Acceleration and velocity: Car and train problem

[Cat29]

Homework Statement

A train has a length of 118 m and starts from rest with a constant acceleration at time t = 0 s. At this instant, a car just reaches the end of the train. The car is moving with a constant velocity. At a time t = 14.0 s, the car just reaches the front of the train. Ultimately, however, the train pulls ahead of the car, and at time t = 34.6 s, the car is again at the rear of the train.

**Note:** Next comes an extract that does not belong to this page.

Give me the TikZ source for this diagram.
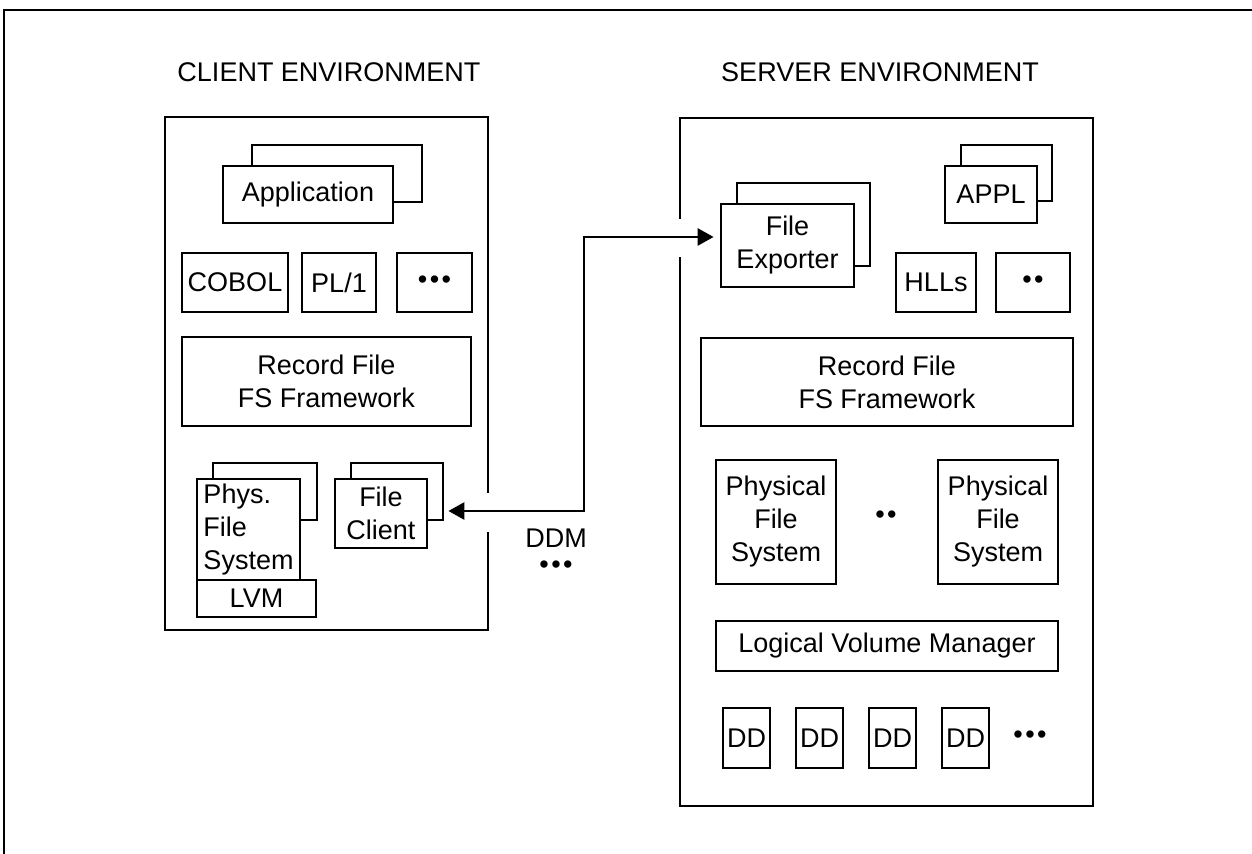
\documentclass[tikz,border=0pt]{standalone}
\usepackage{fontspec}
\setmainfont{Liberation Sans}
\usetikzlibrary{arrows.meta}
\newcommand{\twodots}{•\kern1.2pt•}
\newcommand{\threedots}{•\kern1.2pt•\kern1.2pt•}

\begin{document}
\begin{tikzpicture}[x=0.5pt, y=-0.5pt, font=\fontsize{13.5}{16.5}\selectfont,
    box/.style={draw, line width=1.4pt, fill=white, inner sep=1pt, align=center},
    envline/.style={line width=1.4pt},
    link/.style={line width=1.4pt, {Triangle[length=8pt, width=8.5pt]}-{Triangle[length=8pt, width=8.5pt]}},
    txt/.style={inner sep=0pt}]
  \useasboundingbox (0, 0) rectangle (1252, 854);
  % outer frame, cut off at the right and bottom
  \draw [envline] (4, 854) -- (4, 10) -- (1252, 10);
  % environment titles
  \node [txt] (cltitle) at (329, 72) {CLIENT ENVIRONMENT};
  \node [txt] (svtitle) at (880, 72) {SERVER ENVIRONMENT};
  % environment outlines, with an opening for the link
  \draw [envline] (488, 493) -- (488, 117) -- (165, 117) -- (165, 630) -- (488, 630) -- (488, 532);
  \draw [envline] (680, 219) -- (680, 118) -- (1093, 118) -- (1093, 806) -- (680, 806) -- (680, 257);
  % client side
  \node [box, minimum width=85pt, minimum height=28.5pt] (appb) at (337, 173.5) {};
  \node [box, minimum width=85pt, minimum height=28.5pt] (appf) at (308, 194.5) {Application};
  \node [box, minimum width=53pt, minimum height=29.5pt] (cobol) at (235, 282.5) {COBOL};
  \node [box, minimum width=37pt, minimum height=29.5pt] (pl1) at (339, 282.5) {PL/1};
  \node [box, minimum width=37.5pt, minimum height=29.5pt] (cdots) at (434.5, 282.5) {\threedots};
  \node [box, minimum width=144.5pt, minimum height=44.5pt] (crec) at (326.5, 381.5) {Record File\\FS Framework};
  \node [box, minimum width=52pt, minimum height=28.5pt] (pfsb) at (265, 491.5) {};
  \node [box, minimum width=51.5pt, minimum height=50.5pt, align=left] (pfsf) at (248.5, 529.5) {Phys.\\File\\System};
  \node [box, minimum width=59.5pt, minimum height=18.5pt] (clvm) at (256.5, 598.5) {LVM};
  \node [box, minimum width=46pt, minimum height=28.5pt] (fcb) at (397, 491.5) {};
  \node [box, minimum width=46pt, minimum height=34.5pt] (fcf) at (381, 513.5) {File\\Client};
  % server side
  \node [box, minimum width=66.5pt, minimum height=41.5pt] (fexb) at (803.5, 224.5) {};
  \node [box, minimum width=66.5pt, minimum height=41.5pt] (fexf) at (787.5, 245.5) {File\\Exporter};
  \node [box, minimum width=45.5pt, minimum height=28pt] (applb) at (1006.5, 173) {};
  \node [box, minimum width=46pt, minimum height=28.5pt] (applf) at (991, 194.5) {APPL};
  \node [box, minimum width=40pt, minimum height=29.5pt] (hlls) at (936, 282.5) {HLLs};
  \node [box, minimum width=37pt, minimum height=29.5pt] (sdots) at (1033, 282.5) {\twodots};
  \node [box, minimum width=186pt, minimum height=44pt] (srec) at (887, 382) {Record File\\FS Framework};
  \node [box, minimum width=60pt, minimum height=62pt] (pfs1) at (776, 522) {Physical\\File\\System};
  \node [txt] (pfsdots) at (886, 517) {\twodots};
  \node [box, minimum width=60pt, minimum height=62pt] (pfs2) at (998, 522) {Physical\\File\\System};
  \node [box, minimum width=171pt, minimum height=25pt] (slvm) at (887, 646) {Logical Volume Manager};
  \node [box, inner sep=0pt, minimum width=23.5pt, minimum height=30pt] (dd1) at (746.5, 738) {DD};
  \node [box, inner sep=0pt, minimum width=23.5pt, minimum height=30pt] (dd2) at (819.5, 738) {DD};
  \node [box, inner sep=0pt, minimum width=23.5pt, minimum height=30pt] (dd3) at (892.5, 738) {DD};
  \node [box, inner sep=0pt, minimum width=23.5pt, minimum height=30pt] (dd4) at (965.5, 738) {DD};
  \node [txt] (dddots) at (1030, 737) {\threedots};
  % DDM link between file client and file exporter
  \coordinate (bend) at (584, 374);
  \draw [link, shorten <=2pt, shorten >=3pt] ([yshift=-9.75pt]fcb.east) -| (bend) |- ([yshift=4.25pt]fexf.west);
  \node [txt] (ddm) at (556, 538) {DDM};
  \node [txt] (ddmdots) at (556, 567) {\threedots};
\end{tikzpicture}
\end{document}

Find the magnitudes of (a) the car's velocity and (b) the train's acceleration.

Homework Equations

x = vt
x = ut + 0.5at^2

The Attempt at a Solution

At t = 12s:
distance x = 0.5a14^2 = 98a
x + 118 = v14
14v - 118 = 98a
14v = 98a + 118
v = 7a + 8.43

At t = 34.6s:
distance y = 0.5a34.6^2 = 598.58a
y = v34.6
34.6v = 598.58a
v = 17.3a

Combining the two:
17.3a = 7a + 8.43
10.3a = 8.43

(a) v = 14.2 m/s
(b) a = 0.818 m/s^2[/B]

Is this correct? If it isn't, where did I go wrong? Thanks.

 

[haruspex]

Is this correct?

Pretty much, but you quote too many significant figures in your answer. To justify three, you would need to keep another digit through all the calculations.

 

[Cat29]

Pretty much, but you quote too many significant figures in your answer. To justify three, you would need to keep another digit through all the calculations.

Okay. Thank you!

 

[scottdave]

You can check your correctness, by considering the front of the train, starting at x₀ = 118 meters, then you have x(t) = x₀ + v₀*t + (1/2)*a*t², with your values of a, v, and t= 14 sec, and see if the constant velocity car and the front of the train reach the same x value at that time. You could do the same with the tail end of the train (starting at x(0) = 0, and see if they get to the same point at 34.6 seconds.